MATERIAL PROVIDED
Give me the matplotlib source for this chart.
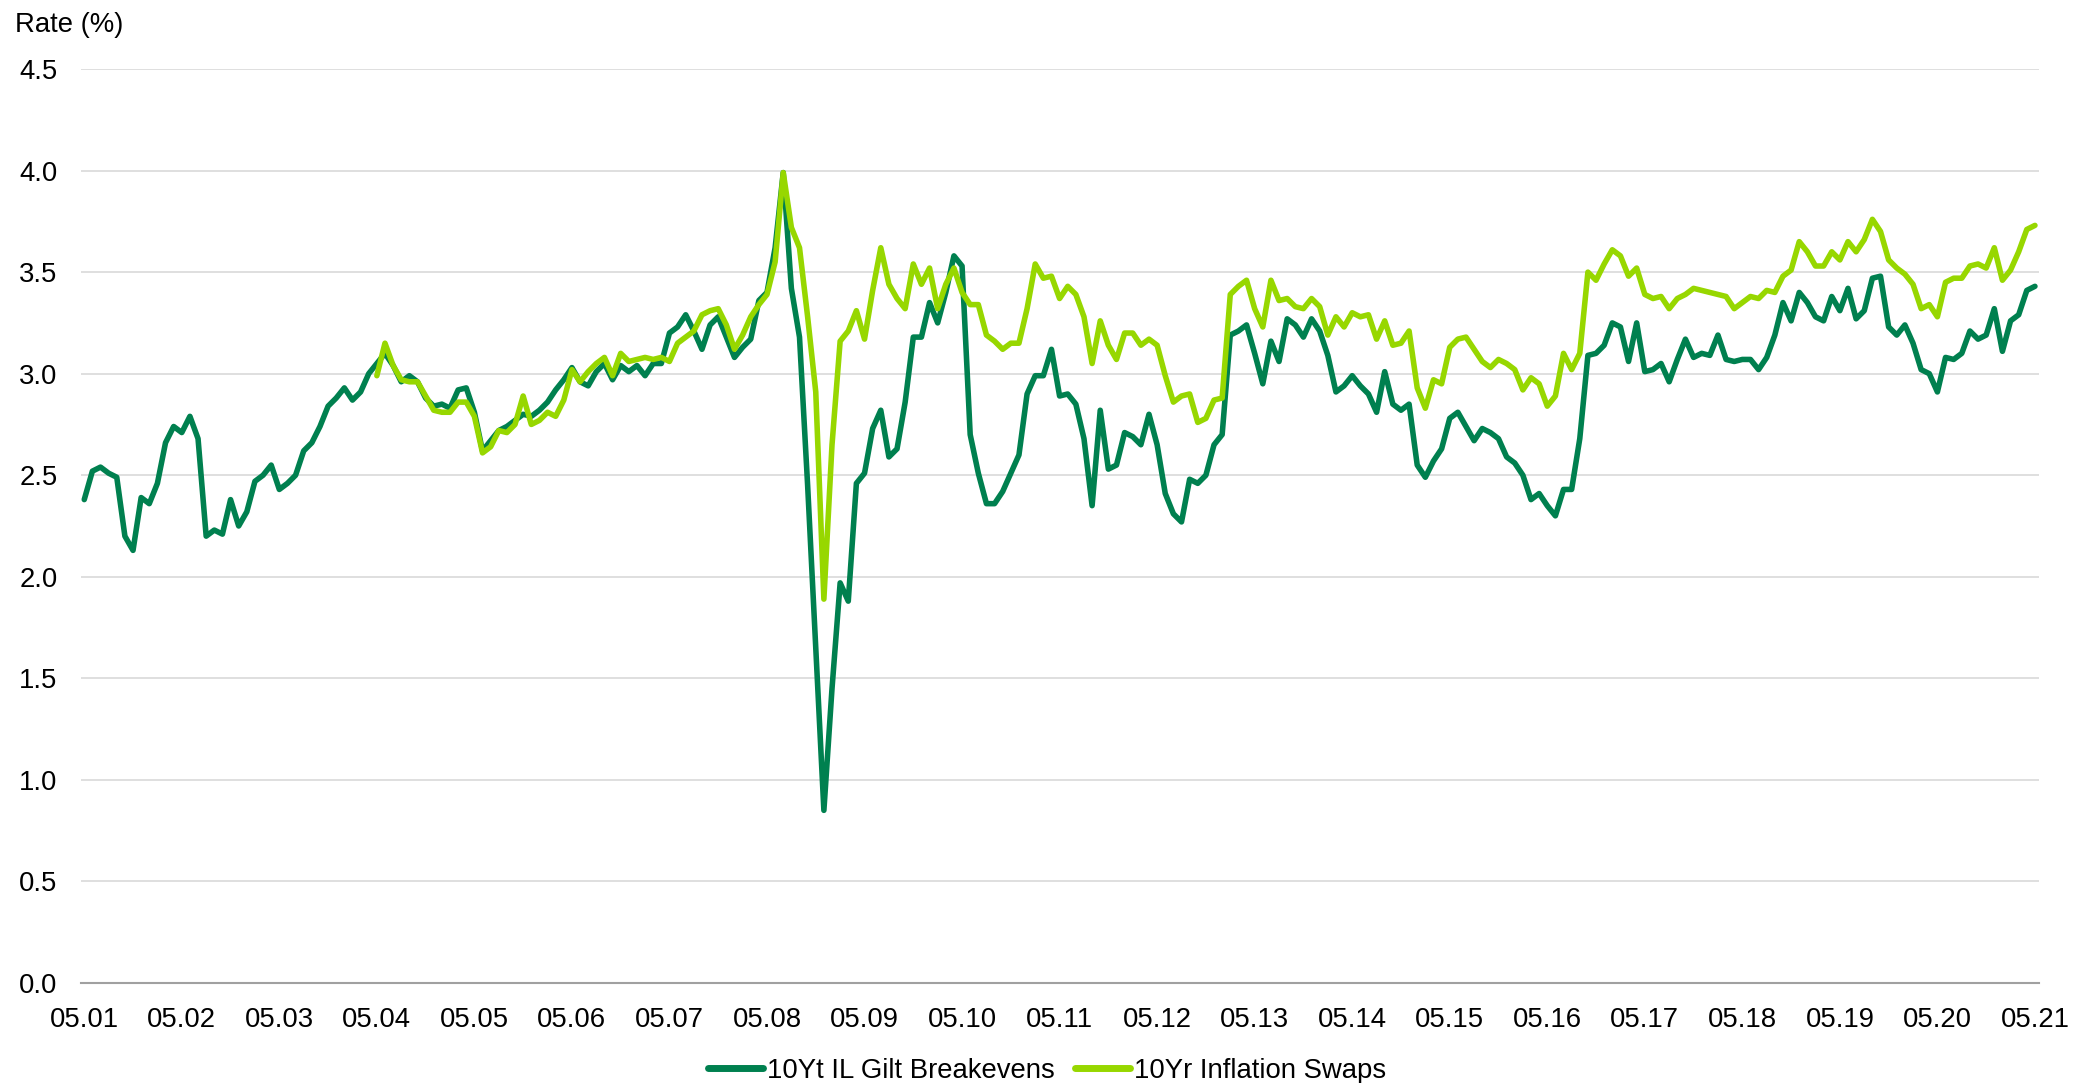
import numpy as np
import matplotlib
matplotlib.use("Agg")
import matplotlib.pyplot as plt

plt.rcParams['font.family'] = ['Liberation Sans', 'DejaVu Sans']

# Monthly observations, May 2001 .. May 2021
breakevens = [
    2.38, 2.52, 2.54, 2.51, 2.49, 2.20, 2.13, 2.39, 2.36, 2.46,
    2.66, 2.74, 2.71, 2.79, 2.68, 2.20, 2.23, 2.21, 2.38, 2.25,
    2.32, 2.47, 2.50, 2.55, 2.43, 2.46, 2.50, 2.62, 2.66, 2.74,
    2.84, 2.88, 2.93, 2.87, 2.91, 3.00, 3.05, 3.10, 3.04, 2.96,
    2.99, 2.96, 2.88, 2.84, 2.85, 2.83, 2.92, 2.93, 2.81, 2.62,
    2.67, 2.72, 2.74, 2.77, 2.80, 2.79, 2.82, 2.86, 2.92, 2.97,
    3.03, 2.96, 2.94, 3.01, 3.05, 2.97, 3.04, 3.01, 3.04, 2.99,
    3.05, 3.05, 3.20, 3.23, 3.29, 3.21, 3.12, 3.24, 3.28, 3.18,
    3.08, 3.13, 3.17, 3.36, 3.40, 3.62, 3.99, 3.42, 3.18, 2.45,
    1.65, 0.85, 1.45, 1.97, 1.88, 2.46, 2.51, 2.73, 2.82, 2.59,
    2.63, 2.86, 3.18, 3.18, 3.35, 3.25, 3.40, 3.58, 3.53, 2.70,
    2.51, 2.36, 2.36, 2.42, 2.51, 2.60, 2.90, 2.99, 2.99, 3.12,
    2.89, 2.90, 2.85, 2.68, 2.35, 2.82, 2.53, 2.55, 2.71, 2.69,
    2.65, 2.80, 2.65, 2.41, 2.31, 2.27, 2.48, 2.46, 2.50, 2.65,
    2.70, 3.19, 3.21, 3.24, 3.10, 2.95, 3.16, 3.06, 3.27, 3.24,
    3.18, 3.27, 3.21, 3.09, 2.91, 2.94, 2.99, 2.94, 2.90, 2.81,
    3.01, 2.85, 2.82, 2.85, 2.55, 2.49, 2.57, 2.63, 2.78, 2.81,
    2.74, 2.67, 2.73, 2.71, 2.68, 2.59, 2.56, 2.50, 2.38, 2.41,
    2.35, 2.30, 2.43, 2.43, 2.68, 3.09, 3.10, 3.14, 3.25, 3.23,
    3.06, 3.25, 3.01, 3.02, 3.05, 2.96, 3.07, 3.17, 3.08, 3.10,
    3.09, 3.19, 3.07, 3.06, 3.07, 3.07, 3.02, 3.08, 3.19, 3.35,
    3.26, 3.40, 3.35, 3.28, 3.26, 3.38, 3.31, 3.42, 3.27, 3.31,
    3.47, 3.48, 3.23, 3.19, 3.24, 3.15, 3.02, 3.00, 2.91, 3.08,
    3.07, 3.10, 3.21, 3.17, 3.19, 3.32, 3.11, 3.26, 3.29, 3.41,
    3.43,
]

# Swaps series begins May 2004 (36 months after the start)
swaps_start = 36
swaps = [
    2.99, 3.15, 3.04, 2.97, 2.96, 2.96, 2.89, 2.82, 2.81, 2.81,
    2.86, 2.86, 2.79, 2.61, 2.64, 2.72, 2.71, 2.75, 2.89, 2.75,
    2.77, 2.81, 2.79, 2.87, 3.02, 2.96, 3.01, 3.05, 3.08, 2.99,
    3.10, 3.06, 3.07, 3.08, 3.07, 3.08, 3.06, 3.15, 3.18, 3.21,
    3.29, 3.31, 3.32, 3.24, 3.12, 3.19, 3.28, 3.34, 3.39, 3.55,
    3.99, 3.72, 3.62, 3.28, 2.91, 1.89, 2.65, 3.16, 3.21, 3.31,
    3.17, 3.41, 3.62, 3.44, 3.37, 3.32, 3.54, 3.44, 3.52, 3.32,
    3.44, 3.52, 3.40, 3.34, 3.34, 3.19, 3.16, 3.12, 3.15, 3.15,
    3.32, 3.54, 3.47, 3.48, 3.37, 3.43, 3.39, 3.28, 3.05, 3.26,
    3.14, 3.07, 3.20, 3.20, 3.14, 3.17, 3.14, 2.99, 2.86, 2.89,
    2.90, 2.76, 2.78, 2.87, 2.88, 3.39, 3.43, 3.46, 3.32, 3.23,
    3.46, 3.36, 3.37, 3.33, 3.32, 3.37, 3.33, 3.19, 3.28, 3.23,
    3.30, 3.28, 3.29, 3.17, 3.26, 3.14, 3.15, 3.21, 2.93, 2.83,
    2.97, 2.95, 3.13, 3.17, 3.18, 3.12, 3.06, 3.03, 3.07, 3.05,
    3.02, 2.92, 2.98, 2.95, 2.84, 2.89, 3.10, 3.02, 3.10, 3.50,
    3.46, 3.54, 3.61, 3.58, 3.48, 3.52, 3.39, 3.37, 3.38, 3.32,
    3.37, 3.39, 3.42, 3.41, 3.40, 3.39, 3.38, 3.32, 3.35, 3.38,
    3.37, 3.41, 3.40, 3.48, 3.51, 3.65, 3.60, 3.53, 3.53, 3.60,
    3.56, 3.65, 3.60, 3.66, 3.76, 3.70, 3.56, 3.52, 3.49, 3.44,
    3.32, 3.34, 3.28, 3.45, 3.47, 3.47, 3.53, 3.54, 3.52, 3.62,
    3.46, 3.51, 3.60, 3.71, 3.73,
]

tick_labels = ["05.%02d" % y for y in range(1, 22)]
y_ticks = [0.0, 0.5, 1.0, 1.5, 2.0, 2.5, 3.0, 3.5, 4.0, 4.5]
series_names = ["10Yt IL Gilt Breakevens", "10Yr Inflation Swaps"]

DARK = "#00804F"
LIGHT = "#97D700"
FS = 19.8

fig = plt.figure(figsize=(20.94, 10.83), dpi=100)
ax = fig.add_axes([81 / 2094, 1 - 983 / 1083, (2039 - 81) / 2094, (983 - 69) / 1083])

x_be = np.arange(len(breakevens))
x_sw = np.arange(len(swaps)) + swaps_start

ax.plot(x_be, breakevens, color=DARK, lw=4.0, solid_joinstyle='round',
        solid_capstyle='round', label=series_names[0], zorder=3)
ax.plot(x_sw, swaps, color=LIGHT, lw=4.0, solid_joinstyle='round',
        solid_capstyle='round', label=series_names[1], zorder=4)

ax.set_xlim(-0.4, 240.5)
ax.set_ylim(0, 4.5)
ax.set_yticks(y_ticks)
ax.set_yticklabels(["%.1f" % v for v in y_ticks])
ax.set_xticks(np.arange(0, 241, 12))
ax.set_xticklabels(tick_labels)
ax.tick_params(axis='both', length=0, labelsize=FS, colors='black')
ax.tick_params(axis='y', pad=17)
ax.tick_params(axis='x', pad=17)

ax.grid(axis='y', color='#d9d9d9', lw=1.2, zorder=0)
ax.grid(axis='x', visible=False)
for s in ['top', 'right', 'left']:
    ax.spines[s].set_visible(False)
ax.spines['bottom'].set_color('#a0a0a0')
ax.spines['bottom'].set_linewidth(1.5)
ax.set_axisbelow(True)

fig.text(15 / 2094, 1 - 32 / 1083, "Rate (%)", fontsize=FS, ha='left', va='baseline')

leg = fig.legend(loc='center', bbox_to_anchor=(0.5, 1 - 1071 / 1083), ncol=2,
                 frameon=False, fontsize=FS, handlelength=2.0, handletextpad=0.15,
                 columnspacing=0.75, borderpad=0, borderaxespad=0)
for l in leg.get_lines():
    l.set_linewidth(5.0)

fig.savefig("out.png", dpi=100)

EXERCISE REQUIREMENTS
Omit the pictures, then output the rest of the listing exactly.

SOLVED EXERCISE
Give me the matplotlib source for this chart.
import numpy as np
import matplotlib
matplotlib.use("Agg")
import matplotlib.pyplot as plt

plt.rcParams['font.family'] = ['Liberation Sans', 'DejaVu Sans']

# Monthly observations, May 2001 .. May 2021
breakevens = [
    2.38, 2.52, 2.54, 2.51, 2.49, 2.20, 2.13, 2.39, 2.36, 2.46,
    2.66, 2.74, 2.71, 2.79, 2.68, 2.20, 2.23, 2.21, 2.38, 2.25,
    2.32, 2.47, 2.50, 2.55, 2.43, 2.46, 2.50, 2.62, 2.66, 2.74,
    2.84, 2.88, 2.93, 2.87, 2.91, 3.00, 3.05, 3.10, 3.04, 2.96,
    2.99, 2.96, 2.88, 2.84, 2.85, 2.83, 2.92, 2.93, 2.81, 2.62,
    2.67, 2.72, 2.74, 2.77, 2.80, 2.79, 2.82, 2.86, 2.92, 2.97,
    3.03, 2.96, 2.94, 3.01, 3.05, 2.97, 3.04, 3.01, 3.04, 2.99,
    3.05, 3.05, 3.20, 3.23, 3.29, 3.21, 3.12, 3.24, 3.28, 3.18,
    3.08, 3.13, 3.17, 3.36, 3.40, 3.62, 3.99, 3.42, 3.18, 2.45,
    1.65, 0.85, 1.45, 1.97, 1.88, 2.46, 2.51, 2.73, 2.82, 2.59,
    2.63, 2.86, 3.18, 3.18, 3.35, 3.25, 3.40, 3.58, 3.53, 2.70,
    2.51, 2.36, 2.36, 2.42, 2.51, 2.60, 2.90, 2.99, 2.99, 3.12,
    2.89, 2.90, 2.85, 2.68, 2.35, 2.82, 2.53, 2.55, 2.71, 2.69,
    2.65, 2.80, 2.65, 2.41, 2.31, 2.27, 2.48, 2.46, 2.50, 2.65,
    2.70, 3.19, 3.21, 3.24, 3.10, 2.95, 3.16, 3.06, 3.27, 3.24,
    3.18, 3.27, 3.21, 3.09, 2.91, 2.94, 2.99, 2.94, 2.90, 2.81,
    3.01, 2.85, 2.82, 2.85, 2.55, 2.49, 2.57, 2.63, 2.78, 2.81,
    2.74, 2.67, 2.73, 2.71, 2.68, 2.59, 2.56, 2.50, 2.38, 2.41,
    2.35, 2.30, 2.43, 2.43, 2.68, 3.09, 3.10, 3.14, 3.25, 3.23,
    3.06, 3.25, 3.01, 3.02, 3.05, 2.96, 3.07, 3.17, 3.08, 3.10,
    3.09, 3.19, 3.07, 3.06, 3.07, 3.07, 3.02, 3.08, 3.19, 3.35,
    3.26, 3.40, 3.35, 3.28, 3.26, 3.38, 3.31, 3.42, 3.27, 3.31,
    3.47, 3.48, 3.23, 3.19, 3.24, 3.15, 3.02, 3.00, 2.91, 3.08,
    3.07, 3.10, 3.21, 3.17, 3.19, 3.32, 3.11, 3.26, 3.29, 3.41,
    3.43,
]

# Swaps series begins May 2004 (36 months after the start)
swaps_start = 36
swaps = [
    2.99, 3.15, 3.04, 2.97, 2.96, 2.96, 2.89, 2.82, 2.81, 2.81,
    2.86, 2.86, 2.79, 2.61, 2.64, 2.72, 2.71, 2.75, 2.89, 2.75,
    2.77, 2.81, 2.79, 2.87, 3.02, 2.96, 3.01, 3.05, 3.08, 2.99,
    3.10, 3.06, 3.07, 3.08, 3.07, 3.08, 3.06, 3.15, 3.18, 3.21,
    3.29, 3.31, 3.32, 3.24, 3.12, 3.19, 3.28, 3.34, 3.39, 3.55,
    3.99, 3.72, 3.62, 3.28, 2.91, 1.89, 2.65, 3.16, 3.21, 3.31,
    3.17, 3.41, 3.62, 3.44, 3.37, 3.32, 3.54, 3.44, 3.52, 3.32,
    3.44, 3.52, 3.40, 3.34, 3.34, 3.19, 3.16, 3.12, 3.15, 3.15,
    3.32, 3.54, 3.47, 3.48, 3.37, 3.43, 3.39, 3.28, 3.05, 3.26,
    3.14, 3.07, 3.20, 3.20, 3.14, 3.17, 3.14, 2.99, 2.86, 2.89,
    2.90, 2.76, 2.78, 2.87, 2.88, 3.39, 3.43, 3.46, 3.32, 3.23,
    3.46, 3.36, 3.37, 3.33, 3.32, 3.37, 3.33, 3.19, 3.28, 3.23,
    3.30, 3.28, 3.29, 3.17, 3.26, 3.14, 3.15, 3.21, 2.93, 2.83,
    2.97, 2.95, 3.13, 3.17, 3.18, 3.12, 3.06, 3.03, 3.07, 3.05,
    3.02, 2.92, 2.98, 2.95, 2.84, 2.89, 3.10, 3.02, 3.10, 3.50,
    3.46, 3.54, 3.61, 3.58, 3.48, 3.52, 3.39, 3.37, 3.38, 3.32,
    3.37, 3.39, 3.42, 3.41, 3.40, 3.39, 3.38, 3.32, 3.35, 3.38,
    3.37, 3.41, 3.40, 3.48, 3.51, 3.65, 3.60, 3.53, 3.53, 3.60,
    3.56, 3.65, 3.60, 3.66, 3.76, 3.70, 3.56, 3.52, 3.49, 3.44,
    3.32, 3.34, 3.28, 3.45, 3.47, 3.47, 3.53, 3.54, 3.52, 3.62,
    3.46, 3.51, 3.60, 3.71, 3.73,
]

tick_labels = ["05.%02d" % y for y in range(1, 22)]
y_ticks = [0.0, 0.5, 1.0, 1.5, 2.0, 2.5, 3.0, 3.5, 4.0, 4.5]
series_names = ["10Yt IL Gilt Breakevens", "10Yr Inflation Swaps"]

DARK = "#00804F"
LIGHT = "#97D700"
FS = 19.8

fig = plt.figure(figsize=(20.94, 10.83), dpi=100)
ax = fig.add_axes([81 / 2094, 1 - 983 / 1083, (2039 - 81) / 2094, (983 - 69) / 1083])

x_be = np.arange(len(breakevens))
x_sw = np.arange(len(swaps)) + swaps_start

ax.plot(x_be, breakevens, color=DARK, lw=4.0, solid_joinstyle='round',
        solid_capstyle='round', label=series_names[0], zorder=3)
ax.plot(x_sw, swaps, color=LIGHT, lw=4.0, solid_joinstyle='round',
        solid_capstyle='round', label=series_names[1], zorder=4)

ax.set_xlim(-0.4, 240.5)
ax.set_ylim(0, 4.5)
ax.set_yticks(y_ticks)
ax.set_yticklabels(["%.1f" % v for v in y_ticks])
ax.set_xticks(np.arange(0, 241, 12))
ax.set_xticklabels(tick_labels)
ax.tick_params(axis='both', length=0, labelsize=FS, colors='black')
ax.tick_params(axis='y', pad=17)
ax.tick_params(axis='x', pad=17)

ax.grid(axis='y', color='#d9d9d9', lw=1.2, zorder=0)
ax.grid(axis='x', visible=False)
for s in ['top', 'right', 'left']:
    ax.spines[s].set_visible(False)
ax.spines['bottom'].set_color('#a0a0a0')
ax.spines['bottom'].set_linewidth(1.5)
ax.set_axisbelow(True)

fig.text(15 / 2094, 1 - 32 / 1083, "Rate (%)", fontsize=FS, ha='left', va='baseline')

leg = fig.legend(loc='center', bbox_to_anchor=(0.5, 1 - 1071 / 1083), ncol=2,
                 frameon=False, fontsize=FS, handlelength=2.0, handletextpad=0.15,
                 columnspacing=0.75, borderpad=0, borderaxespad=0)
for l in leg.get_lines():
    l.set_linewidth(5.0)

fig.savefig("out.png", dpi=100)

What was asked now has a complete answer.